Marie la Carrière — c’était son nom — remonta l’après-midi au village. Nous la suivîmes longtemps des yeux, sur le sentier qui grimpe vers l’Église, mais pas une fois elle ne se retourna : c’était une créature de peur. Si nous la vîmes plus tard, ce fut la nuit, en grande hâte, et ses yeux étaient pleins d’effroi. C’est ce soir-là qu’avec la Mère, l’Homme décida de s’en aller. Claire et lui partiraient à l’aube. Quand la nouvelle serait connue là-haut, tout redeviendrait comme avant : « Voyez, la Mère, disait l’Homme, je ne vous aurai pas apporté de bien grandes joies : si je n’étais pas venu ici, si vous ne m’aviez pas accueilli, la vie serait toute calme encore, et vous garderiez votre fille ! » Il disait cela d’un ton allègre, et en souriant, comme quelqu’un qui ne veut pas s’émouvoir, et puis il s’arrêta soudain, et les larmes montaient à ses yeux, bien qu’il continuât de sourire. « Mère, j’aurai soin de votre fille. Je vous promets que j’aurai soin. Et nous reviendrons. Et peut-être que vous serez là encore, et je vous emmènerai aux Iles. » La Mère les regardait tous deux. Jamais je ne l’avais vue si calme. « Mon fils, dit-elle, — c’était la première fois qu’elle l’appelait ainsi — quand vous reviendrez, je ne sais pas si je serai encore là, mais même si je ne suis pas là, il faudra vous dire que vous êtes partis d’ici tous les deux avec mon plein consentement… » Elle leva la tête (elle la tenait, maintenant, le plus souvent courbée) et ajouta, les regardant droit dans les yeux : « J’ai de la joie à vous voir partir… Vous saluerez pour moi les Iles… Et puis… » Elle fit le geste de s’en remettre à Dieu, pour toutes les choses qui devaient suivre.

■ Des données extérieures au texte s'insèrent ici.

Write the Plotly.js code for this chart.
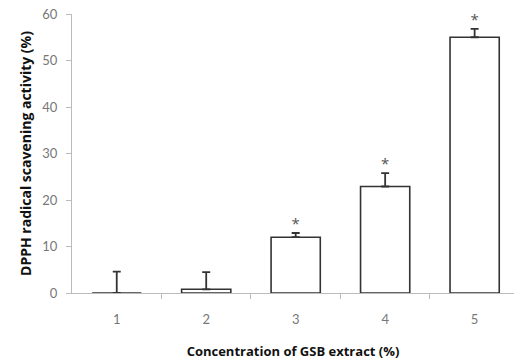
<!DOCTYPE html>
<html>
<head>
<meta charset="utf-8">
<script src="https://cdn.plot.ly/plotly-3.0.1.min.js"></script>
<style>html,body{margin:0;padding:0;background:#fff;}#chart{width:514px;height:363px;}</style>
</head>
<body>
<div id="chart"></div>
<script>
const categories = [1, 2, 3, 4, 5];
const activity = [0, 0.8, 12.0, 22.9, 55.0];
const errors = [4.6, 3.7, 0.9, 2.9, 1.8];
const marks = ["", "", "*", "*", "*"];
const yTicks = [0, 10, 20, 30, 40, 50, 60];

const starY = activity.map((v, i) => v + errors[i]);

const traces = [
  {
    type: "bar",
    x: categories,
    y: activity,
    width: 0.55,
    marker: {color: "#ffffff", line: {color: "#333333", width: 1.6}},
    error_y: {type: "data", array: errors, arrayminus: errors.map(() => 0), symmetric: false,
              color: "#333333", thickness: 1.8, width: 4},
    hoverinfo: "skip"
  },
  {
    type: "scatter",
    mode: "text",
    x: categories,
    y: starY,
    text: marks,
    textposition: "top center",
    textfont: {family: "'Open Sans', sans-serif", size: 15, color: "#555555"},
    hoverinfo: "skip"
  }
];

const xTitleFont = {size: 13, color: "#111111", family: "'Open Sans', sans-serif", weight: "bold"};
const yTitleFont = {size: 14, color: "#111111", family: "'Open Sans', sans-serif", weight: "bold"};

const layout = {
  width: 514,
  height: 363,
  margin: {l: 72, r: 0, t: 14, b: 70},
  paper_bgcolor: "#ffffff",
  plot_bgcolor: "#ffffff",
  showlegend: false,
  font: {family: "Lato, 'Open Sans', sans-serif", color: "#777777", size: 13},
  xaxis: {
    range: [0.5, 5.44],
    tickmode: "array",
    tickvals: categories,
    ticktext: categories.map(String),
    showgrid: false,
    zeroline: false,
    showline: true,
    linecolor: "#bbbbbb",
    linewidth: 1,
    ticks: "",
    tickfont: {size: 13, color: "#777777"},
    ticklabelstandoff: 14,
    minor: {tickvals: [1.5, 2.5, 3.5, 4.5], ticks: "outside", ticklen: 5, tickcolor: "#bbbbbb", showgrid: false},
    title: {text: "Concentration of GSB extract (%)", font: xTitleFont, standoff: 21}
  },
  yaxis: {
    range: [0, 60],
    tickmode: "array",
    tickvals: yTicks,
    ticktext: yTicks.map(String),
    showgrid: false,
    zeroline: false,
    showline: true,
    linecolor: "#bbbbbb",
    linewidth: 1,
    ticks: "outside",
    ticklen: 5,
    tickcolor: "#bbbbbb",
    tickfont: {size: 13, color: "#777777"},
    ticklabelstandoff: 6,
    title: {text: "DPPH radical scavening activity (%)", font: yTitleFont, standoff: 7}
  }
};

Plotly.newPlot("chart", traces, layout, {displayModeBar: false, staticPlot: true});
</script>
</body>
</html>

Nous ne dormîmes pas cette nuit-là : il y avait, avant le départ de l’Homme, de nombreuses affaires à régler. Il fallait se soucier de la ferme, et de notre vie à toutes deux. Il fut décidé qu’on donnerait les terres à « faire valoir », et qu’on vendrait les bêtes, — sans doute à misérable prix — mais rien d’autre n’était possible. La Mère et moi, nous resterions à vivre ici, d’un petit élevage et du jardin. « Et quand Geneviève se mariera… »

C’était l’Homme qui me parlait, à moi sérieusement. Je ne songeais pas à me marier. Et avec qui me marierais-je ? « Je t’amènerai, dit l’Homme, quelqu’un des Iles ».

Cinq heures sonnèrent. L’Homme entr’ouvrit la porte. L’air était doux et comme dormant. Une clarté blanche montait du Fleuve. Nous restâmes là tous quatre, à ne rien dire. Est-ce qu’on priait ? Non, cela n’était plus prier : on était comme entrés en Dieu. L’Homme se sangla, mit sa pèlerine sur ses épaules, flatta le chien, attaché à la chaîne. « Allons ! » dit-il. Et Claire et lui nous embrassèrent comme s’ils partaient pour le village et qu’ils dussent revenir le soir.

Sur le sentier, est-ce qu’ils se retournèrent ? Nous entendions leurs pas sur les cailloux, mais il n’y avait pas encore assez de clarté pour qu’on pût les voir. La Mère rentra la première, et elle s’assit, et elle pleura, comme quelqu’un qui en a envie depuis des jours, à gros sanglots, et très longtemps.